Why does the Church call contraception evil? Simply put, because contraceptive acts violate the intrinsic unity of the two purposes or ends of marriage — mutual love, and the procreation and education of children. Contraception undermines the second of these ends. The necessary link between the two ends of marriage must be honored not only in marriage in general, but in each and every act of marital intercourse. This two-fold meaning of marriage is not the invention of society or even of the Church, but of God Himself. We read in “Humanae Vitae”: “The doctrine that the Magisterium of the Church has often explained is this: there is an unbreakable connection between the unitive meaning and the procreative meaning [of the conjugal act], and both are inherent in the conjugal act. This connection was established by God, and Man is not permitted to break it through his own volition. . . . Thus, anyone who uses God’s gift [of conjugal love] and cancels, if only in part, the significance and the purpose of this gift is rebelling against the most intimate relationship; for this reason, then, he is defying the plan and holy will of God” (Nos. 12,13).

Contraception is immoral in and of itself. The Church’s teaching could not be clearer in this regard. However, in addition to contraception’s violating the divinely established nature of marriage, contraceptive acts and the now well-established contraceptive mentality so prevalent in our culture have shown themselves to be destructive of human life through abortion as well as destructive of marriage and family life.

The advent of the oral contraceptive was touted as a virtual panacea that would prevent unplanned pregnancies in marriage and extra-marital births, thereby reducing — if not eliminating — abortion as a means of doing away with unwanted children. Five decades later we now know that exactly the opposite is the case. Unwanted pregnancies increased in our country, as did the number of abortions. Studies have shown that over 80 percent of women who have had abortions were experienced in contraception. What, in fact, happened was an effective severing of the link between the two purposes of marriage. Because of the availability of the oral contraceptive, sexual relationships outside of marriage increased. The growing contraceptive mentality assured more and more people that the unitive and procreative dimensions of marriage were not necessarily connected, and couples could now have one without the other.

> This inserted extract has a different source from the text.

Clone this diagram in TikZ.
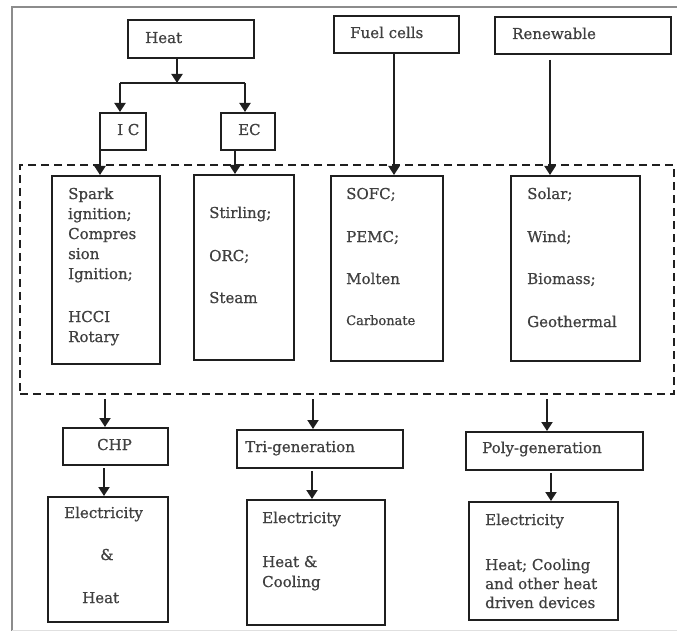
\documentclass[tikz,border=0pt]{standalone}
\usepackage{fontspec}
\setmainfont[FakeBold=0.8]{DejaVu Serif}
\usetikzlibrary{arrows.meta}
\begin{document}
\begin{tikzpicture}[x=1pt,y=-1pt,
  box/.style={draw=black!88, line width=2pt, inner sep=0pt, anchor=north west},
  dbox/.style={draw=black!88, line width=2pt, dash pattern=on 8pt off 5pt, inner sep=0pt, anchor=north west},
  txt/.style={anchor=base west, inner sep=0pt, text=black!75, font=\fontsize{15}{20}\selectfont},
  stxt/.style={txt, font=\fontsize{13}{18}\selectfont},
  link/.style={draw=black!88, line width=2pt},
  arr/.style={link, -{Triangle[length=9pt,width=11pt]}}]
\useasboundingbox (0,0) rectangle (677,631);
% outer frame
\draw[black!45, line width=2pt] (12,631) -- (12,7) -- (677,7);
\draw[black!12, line width=1pt] (12,630) -- (677,630);
% boxes
\node[box, minimum width=126pt, minimum height=38pt] (heat) at (127,19) {};
\node[box, minimum width=46pt, minimum height=37pt] (ic) at (99,112) {};
\node[box, minimum width=54pt, minimum height=37pt] (ec) at (220,112) {};
\node[box, minimum width=125pt, minimum height=37pt] (fuel) at (333,15) {};
\node[box, minimum width=176pt, minimum height=37pt] (ren) at (494,16) {};
\node[dbox, minimum width=654pt, minimum height=229pt] (dash) at (19,164) {};
\node[box, minimum width=108pt, minimum height=188pt] (b1) at (51,175) {};
\node[box, minimum width=100pt, minimum height=185pt] (b2) at (193,174) {};
\node[box, minimum width=112pt, minimum height=185pt] (b3) at (330,175) {};
\node[box, minimum width=129pt, minimum height=185pt] (b4) at (510,175) {};
\node[box, minimum width=105pt, minimum height=37pt] (chp) at (62,427) {};
\node[box, minimum width=120pt, minimum height=125pt] (e1) at (47,496) {};
\node[box, minimum width=166pt, minimum height=38pt] (tri) at (236,429) {};
\node[box, minimum width=138pt, minimum height=125pt] (e2) at (246,499) {};
\node[box, minimum width=177pt, minimum height=38pt] (poly) at (465,431) {};
\node[box, minimum width=149pt, minimum height=118pt] (e3) at (468,501) {};
% texts
\node[txt] (tHeat) at (145,43) {Heat};
\node[txt] (tIC) at (117,135) {I C};
\node[txt] (tEC) at (238,135) {EC};
\node[txt] (tFuel) at (350,38) {Fuel cells};
\node[txt] (tRen) at (512,39) {Renewable};
\node[txt] (t11) at (68,199) {Spark};
\node[txt] (t12) at (68,219) {ignition;};
\node[txt] (t13) at (68,239) {Compres};
\node[txt] (t14) at (68,259) {sion};
\node[txt] (t15) at (68,279) {Ignition;};
\node[txt] (t16) at (68,322) {HCCI};
\node[txt] (t17) at (68,342) {Rotary};
\node[txt] (t21) at (209,218) {Stirling;};
\node[txt] (t22) at (209,261) {ORC;};
\node[txt] (t23) at (209,303) {Steam};
\node[txt] (t31) at (346,199) {SOFC;};
\node[txt] (t32) at (346,242) {PEMC;};
\node[txt] (t33) at (346,284) {Molten};
\node[stxt] (t34) at (346,325) {Carbonate};
\node[txt] (t41) at (527,199) {Solar;};
\node[txt] (t42) at (527,242) {Wind;};
\node[txt] (t43) at (527,284) {Biomass;};
\node[txt] (t44) at (527,327) {Geothermal};
\node[txt] (tCHP) at (97,450) {CHP};
\node[txt] (tTri) at (245,452) {Tri-generation};
\node[txt] (tPoly) at (482,453) {Poly-generation};
\node[txt] (u11) at (64,518) {Electricity};
\node[txt] (u12) at (100,560) {\&};
\node[txt] (u13) at (82,603) {Heat};
\node[txt] (u21) at (262,523) {Electricity};
\node[txt] (u22) at (262,567) {Heat \&};
\node[txt] (u23) at (262,587) {Cooling};
\node[txt] (u31) at (485,525) {Electricity};
\node[txt] (u32) at (485,570) {Heat; Cooling};
\node[txt] (u33) at (485,589) {and other heat};
\node[txt] (u34) at (485,608) {driven devices};
% connectors
\coordinate (jh) at (177,83);
\coordinate (jl) at (120,83);
\coordinate (jr) at (245,83);
\draw[arr] (jh |- heat.south) -- (jh);
\draw[link] (jl) -- (jr);
\draw[arr] (jl) -- (jl |- ic.north);
\draw[arr] (jr) -- (jr |- ec.north);
\coordinate (xa) at (100,0);
\coordinate (xb) at (235,0);
\coordinate (xc) at (394,0);
\coordinate (xd) at (550,0);
\draw[arr] (xa |- ic.south) -- (xa |- b1.north);
\draw[arr] (xb |- ec.south) -- (xb |- b2.north);
\draw[arr] (xc |- fuel.south) -- (xc |- b3.north);
\draw[arr, shorten <=5pt] (xd |- ren.south) -- (xd |- b4.north);
\coordinate (ya) at (105,0);
\coordinate (yb) at (313,0);
\coordinate (yc) at (547,0);
\coordinate (za) at (104,0);
\coordinate (zb) at (312,0);
\coordinate (zc) at (551,0);
\draw[arr, shorten <=4pt] (ya |- dash.south) -- (ya |- chp.north);
\draw[arr, shorten <=4pt] (yb |- dash.south) -- (yb |- tri.north);
\draw[arr, shorten <=4pt] (yc |- dash.south) -- (yc |- poly.north);
\draw[arr, shorten <=2pt] (za |- chp.south) -- (za |- e1.north);
\draw[arr, shorten <=2pt] (zb |- tri.south) -- (zb |- e2.north);
\draw[arr, shorten <=2pt] (zc |- poly.south) -- (zc |- e3.north);
\end{tikzpicture}
\end{document}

Certainly contraception has contributed to the well-being of marriage and family life by eliminating the stress of anticipating unwanted pregnancy in the marriage. Not at all! Any number of studies has shown that fully one half of contracepting marriages end in divorce, while less than 4 percent of married couples who do not use contraception end up divorcing. In a 1977 study in the International Review of Natural Family Planning “the investigator concluded that fertility-awareness methods of natural family planning were perceived as contributing positively to the marital relationship by 98 married couples who had used natural methods for an average of 1.76 years at the time of the study.”

Joseph Tortucci, in a 1979 study published in the same journal, found that “Catholic couples in this study who are at present using natural methods of conception regulation demonstrate higher levels of self-esteem than do couples, grouped as a whole, who are using other methods. . . . Catholic couples who use natural methods demonstrate higher levels of marital satisfaction than do couples who are using other methods of conception regulation.”

Pope Paul VI pointed out the serious consequences of the use of artificial birth control in “Humanae Vitae,” including a rise in marital infidelity, increased promiscuity, loss of respect for wives by husbands, enforced contraception to control the populations of states, and the continued use of abortion as an alternate form of birth control. All of these have come to be sadly true.

Sometimes even religious people wonder whether God’s plan for us is really for our good. The widespread use of artificial contraception and its results should answer that question for us.